A – If the expected rate changes to 1 percent, the sample size will be smaller.
B – If the tolerable rate changes to 4 percent, the sample size will be smaller.
C – Judgments cannot be used in a properly planned statistical sampling test.
D – This is an example of a variables sampling plan.
Answer is A
Judgments such as the expected error rate and the maximum tolerable rate are necessary to form the basis for a statistical sampling test. Since an error rate is being estimated, this testing falls under sampling for attributes. Sampling for variables attempts to estimate a total such as an account balance.
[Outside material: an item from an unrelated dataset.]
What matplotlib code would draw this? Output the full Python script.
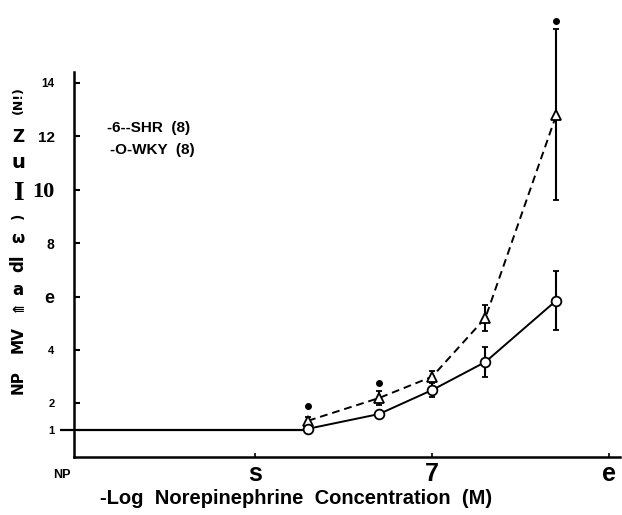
import matplotlib
matplotlib.use("Agg")
import matplotlib.pyplot as plt

# -log [NE] (M); NP = no drug, drawn at the left edge
x_np = 9.0
x_conc = [7.7, 7.3, 7.0, 6.7, 6.3]

shr = [1.35, 2.2, 3.0, 5.2, 12.8]
shr_err = [0.15, 0.25, 0.2, 0.5, 3.2]
wky = [1.05, 1.6, 2.5, 3.55, 5.85]
wky_err = [0.1, 0.1, 0.25, 0.55, 1.1]

# significance marks above SHR points
star_x = [7.7, 7.3, 6.3]
star_y = [1.9, 2.75, 16.3]

yticks = [1, 2, 4, 6, 8, 10, 12, 14]
ytick_labels = ["1", "2", "4", "e", "8", "10", "12", "14"]
xticks = [8, 7, 6]
xtick_labels = ["s", "7", "e"]

plt.rcParams['font.family'] = ['Liberation Sans', 'DejaVu Sans']
plt.rcParams['font.weight'] = 'bold'

fig = plt.figure(figsize=(6.22, 5.15), dpi=100)
ax = fig.add_axes([0.119, 0.113, 0.878, 0.747])

# baseline from NP to first concentration
ax.plot([x_np, x_conc[0]], [1, 1], color='black', lw=1.6, clip_on=False)

ax.errorbar(x_conc, shr, yerr=shr_err, color='black', lw=1.4, ls=(0, (4, 2.5)),
            marker='^', ms=7, mfc='white', mec='black', mew=1.3,
            elinewidth=1.5, capsize=2.5, capthick=1.5, clip_on=False)
ax.errorbar(x_conc, wky, yerr=wky_err, color='black', lw=1.4, ls='-',
            marker='o', ms=7, mfc='white', mec='black', mew=1.3,
            elinewidth=1.5, capsize=2.5, capthick=1.5, clip_on=False)
ax.plot(star_x, star_y, ls='none', marker='o', ms=4, color='black', clip_on=False)

ax.set_xlim(9.02, 5.94)
ax.set_ylim(0, 14.4)

for s in ['top', 'right']:
    ax.spines[s].set_visible(False)
ax.spines['left'].set_linewidth(1.8)
ax.spines['bottom'].set_linewidth(1.8)

ax.set_yticks(yticks)
ax.set_yticklabels(ytick_labels)
ax.tick_params(axis='y', direction='in', length=4, width=1.5, pad=14)
# the "1" line crosses the axis
ax.yaxis.remove_overlapping_locs = False
ax.set_yticks([1], minor=True)
ax.tick_params(axis='y', which='minor', direction='out', length=10, width=1.6)
ax.set_xticks(xticks)
ax.set_xticklabels(xtick_labels)
ax.tick_params(axis='x', direction='in', length=3, width=1.2, pad=4)

ysizes = [8, 8, 8, 13, 10, 16, 11, 8.5]
for lab, sz in zip(ax.get_yticklabels(), ysizes):
    lab.set_fontsize(sz)
    lab.set_fontweight('bold')
ax.get_yticklabels()[5].set_family('Liberation Serif')

for lab in ax.get_xticklabels():
    lab.set_fontsize(18)

fig.text(62 / 622, 1 - 475 / 515, "NP", ha='center', va='center',
         fontsize=9, fontweight='bold')
fig.text(296 / 622, 1 - 498 / 515, "-Log  Norepinephrine  Concentration  (M)",
         ha='center', va='center', fontsize=14.5, fontweight='bold')

# legend as plain text, as in the original
fig.text(107 / 622, 1 - 128 / 515, "-6--SHR  (8)", ha='left', va='center',
         fontsize=11, fontweight='bold')
fig.text(110 / 622, 1 - 150 / 515, "-O-WKY  (8)", ha='left', va='center',
         fontsize=11, fontweight='bold')

# garbled y axis title, piece by piece
ylab = [
    ("(N!)", 100, 90, 'DejaVu Sans', 9),
    ("Z", 137, 0, 'DejaVu Sans', 12),
    ("u", 163, 0, 'DejaVu Sans', 14),
    ("I", 193, 0, 'Liberation Serif', 20),
    (")", 216, 90, 'DejaVu Sans', 10),
    ("ω", 238, 0, 'DejaVu Sans', 11),
    ("dl", 263, 90, 'DejaVu Sans', 12),
    ("a", 290, 0, 'DejaVu Sans', 12),
    ("⇚", 310, 0, 'DejaVu Sans', 11),
    ("MV", 340, 90, 'DejaVu Sans', 11),
    ("NP", 382, 90, 'DejaVu Sans', 11),
]
for txt, ypix, rot, fam, sz in ylab:
    fig.text(18 / 622, 1 - ypix / 515, txt, rotation=rot, ha='center',
             va='center', family=fam, fontsize=sz, fontweight='bold')

fig.savefig("out.png", dpi=100)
Sample size varies directly with the expected error rate. Thus, the more expected errors, the larger the sample size, and the less expected errors, the smaller the sample size. Sample size varies inversely with the tolerable error rate. The larger the rate that you can tolerate, the smaller the sample size will be. The smaller the rate you can tolerate, the larger the sample size will be.
BEC
A bakery is opened this year and produces cakes. During the year, the company buys 50,000 pounds of flour for $4.00 per pound. Each cake takes 1 pound and 4 ounces of flour. The company produced 20,000 cakes this year. At the end of the year, another 5,000 cakes are still in process. They are 40 percent complete as to direct labor and factory overhead. Flour is added at the beginning of the process but eggs, milk, baking soda, and butter are added evenly throughout the process. What is the cost of the flour that is included in the reported amount for work-in-process at the end of the year?
A - $10,000
B - $12,500
C - $15,000
D - $25,000
Answer is D
Although the cakes remaining at the end of the year are only 40 percent complete as to direct labor, factory overhead, and most of the materials, the flour is added at the beginning of the process. Therefore, all 5,000 cakes in process have a full amount of flour (1 pound and 4 ounces). For 5,000 cakes, that is a total of 6,250 pounds of material. At $4.00 per pound, the cost of the flour in these in-process cakes is $25,000.
Have a great week – study hard, every point really does count.